米国の場所、については、米国からすれば、事業上の拠点ではないか、と、米国の税務当局から、検討される場合がありますので、支店などであれば米国での申告納税が必要になります。単なる駐在の場合には、米国への申告は原則いらないということになるかとは思います。
取り急ぎ回答とさせていただきます。
久川様
迅速にご回答いただき誠にありがとうございます。非居住者の役員報酬について理解致しました。
ご回答の中で幾つか確認させていただきたい事項がございます。
①米国内拠点での具体的な商取引とは、どのようなことになりますでしょうか。米国内で売上が発生するビジネスや行為をするということでしょうか。
②米国内事務所は当方の自宅となります。自宅の面積比率で作業場とプライベートを完全に分割しております。

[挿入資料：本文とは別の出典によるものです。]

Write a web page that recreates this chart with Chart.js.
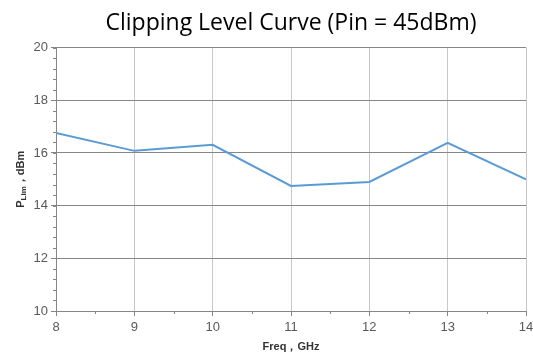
<!DOCTYPE html>
<html>
<head>
<meta charset="utf-8">
<script src="https://cdn.jsdelivr.net/npm/chart.js@4/dist/chart.umd.min.js"></script>
<style>
  html, body { margin: 0; padding: 0; background: #fff; }
  #wrap { width: 533px; height: 354px; }
</style>
</head>
<body>
<div id="wrap"><canvas id="chart" width="533" height="354"></canvas></div>
<script>
// data
const freqs = [8, 9, 10, 11, 12, 13, 14];
const plim = [16.76, 16.08, 16.31, 14.75, 14.9, 16.38, 15.0];
const yTicks = [10, 12, 14, 16, 18, 20];
const xTicks = [8, 9, 10, 11, 12, 13, 14];

const axisGray = '#868686';

// small minor ticks on both axes + y title with subscript
const extras = {
    id: 'extras',
    afterDraw(chart) {
        const ctx = chart.ctx;
        const x = chart.scales.x, y = chart.scales.y;
        const area = chart.chartArea;
        ctx.save();
        ctx.strokeStyle = axisGray;
        ctx.lineWidth = 1;
        ctx.beginPath();
        for (let v = 10.4; v < 20; v += 0.4) {
            const py = Math.round(y.getPixelForValue(v)) + 0.5;
            ctx.moveTo(area.left - 3, py);
            ctx.lineTo(area.left, py);
        }
        for (let v = 8.5; v < 14; v += 1) {
            const px = Math.round(x.getPixelForValue(v)) + 0.5;
            ctx.moveTo(px, area.bottom);
            ctx.lineTo(px, area.bottom + 3);
        }
        ctx.stroke();

        // y title: P_Lim，dBm
        ctx.translate(20, (area.top + area.bottom) / 2);
        ctx.rotate(-Math.PI / 2);
        ctx.fillStyle = '#333';
        ctx.textBaseline = 'alphabetic';
        const big = 'bold 11px "Liberation Sans", sans-serif';
        const small = 'bold 8px "Liberation Sans", sans-serif';
        ctx.font = big;
        const wP = ctx.measureText('P').width;
        const rest = '，dBm';
        const wR = ctx.measureText(rest).width;
        ctx.font = small;
        const wS = ctx.measureText('Lim').width;
        let sx = -(wP + wS + wR) / 2;
        ctx.font = big;
        ctx.fillText('P', sx, 4);
        sx += wP;
        ctx.font = small;
        ctx.fillText('Lim', sx, 6);
        sx += wS;
        ctx.font = big;
        ctx.fillText(rest, sx, 4);
        ctx.restore();
    }
};

new Chart(document.getElementById('chart'), {
    type: 'line',
    data: {
        datasets: [{
            data: freqs.map((f, i) => ({ x: f, y: plim[i] })),
            borderColor: '#5b9bd5',
            borderWidth: 2,
            pointRadius: 0,
            tension: 0
        }]
    },
    options: {
        responsive: false,
        animation: false,
        layout: { padding: { right: 7 } },
        plugins: {
            legend: { display: false },
            tooltip: { enabled: false },
            title: {
                display: true,
                fullSize: false,
                text: 'Clipping Level Curve (Pin = 45dBm)',
                color: '#000',
                font: { family: '"Open Sans", "Liberation Sans", sans-serif', size: 23, weight: 'normal' },
                padding: { top: 10, bottom: 10 }
            }
        },
        scales: {
            x: {
                type: 'linear',
                min: 8,
                max: 14,
                afterBuildTicks: s => { s.ticks = xTicks.map(v => ({ value: v })); },
                afterFit: s => { s.height = 43; s.paddingLeft = 0; s.paddingRight = 0; },
                grid: { color: '#c8c8c8', tickColor: axisGray, tickLength: 5 },
                border: { color: axisGray },
                ticks: { color: '#595959', font: { family: '"Liberation Sans", sans-serif', size: 13 }, padding: 4 },
                title: {
                    display: true,
                    text: 'Freq，GHz',
                    color: '#333',
                    font: { family: '"Liberation Sans", sans-serif', size: 11, weight: 'bold' },
                    padding: { top: 3, bottom: 0 }
                }
            },
            y: {
                min: 10,
                max: 20,
                afterBuildTicks: s => { s.ticks = yTicks.map(v => ({ value: v })); },
                afterFit: s => { s.width = 56; },
                grid: { color: axisGray, tickColor: axisGray, tickLength: 5 },
                border: { color: axisGray },
                ticks: { color: '#595959', font: { family: '"Liberation Sans", sans-serif', size: 13 }, padding: 3 }
            }
        }
    },
    plugins: [extras]
});
</script>
</body>
</html>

当方ども2名は米国に移住しておりますが、それでも駐在所としての経費計上は可能なのでしょうか。
③別件なのですがアルバイトを雇用する場合、アルバイトの人件費も計上できるという認識で宜しいでしょうか。
そもそも会社を1社にまとめるという動きは、当方どもが米国内に滞在しているのがイレギュラーだけで、日本国内のオンラインビジネスをするために日米の2社は不要ではないかと思いました。米国内会計・経理の費用も莫大なため、コンパクトに経営できないものかというのが根本にございます。
お忙しいところ誠に申し訳ございませんが、アドバイスのほど何卒よろしくお願いいたします。
こんにちは。
1につきましては、典型的な商行為で言えば、仕入れて再販売(または卸)、部材を調達して製造して販売(または卸)、そういった商行為を、自己の名において(会社の名前で)、その米国内の場所で行う、というような行為を申し上げております。駐在事務所ということであれば、そういった商取引はせずに、親会社と客との連絡補助などの補助的な業務を行うということになるでしょう。そのあたりは税務判断も伴いますので、詳細に検討したほうがよいと思います。
2につきましては、自宅ということであれば、個人の自宅から、会社が駐在事務所として場所を借りる、ということで、賃料などを計上することは可能だと思います。水道光熱費など、個人生活との兼用になっているものについては、全額が会社経費にはなりませんので、会社としての使用に関連する按分数字をもって会社の経費に計上することになると思います。その清算の計算を書いた資料、領収書のオリジナル、は整理保存する必要があります。
3については、会社として仕事をするにあたり、アルバイトを雇用してアルバイト賃金を払う、そういうことは、日本法人、外国法人、ともに、普通にあることでしょうね。日本と米国では雇用法規など異なりますので、米国の駐在事務所においてアルバイトを雇用するのであれば、米国の法令を遵守した形で行うということになると思います。
統合の経緯、よくわかります。米国での会計税務コストは高いですからね。
また、必要であればお尋ね下さい。
取り急ぎ回答とさせていただきます。
久川様
お世話になります。分かりやすいアドバイスをいただき誠にありがとうございました。
アドバイスを基に可能な限りシンプルかつコンパクトに経営できる方法を検討したいと思います。
また、質問がでましたら相談させてください。何卒よろしくお願いいたします。
本投稿は、2017年05月07日 06時55分公開時点の情報です。 投稿内容については、ご自身の責任のもと適法性・有用性を考慮してご利用いただくようお願いいたします。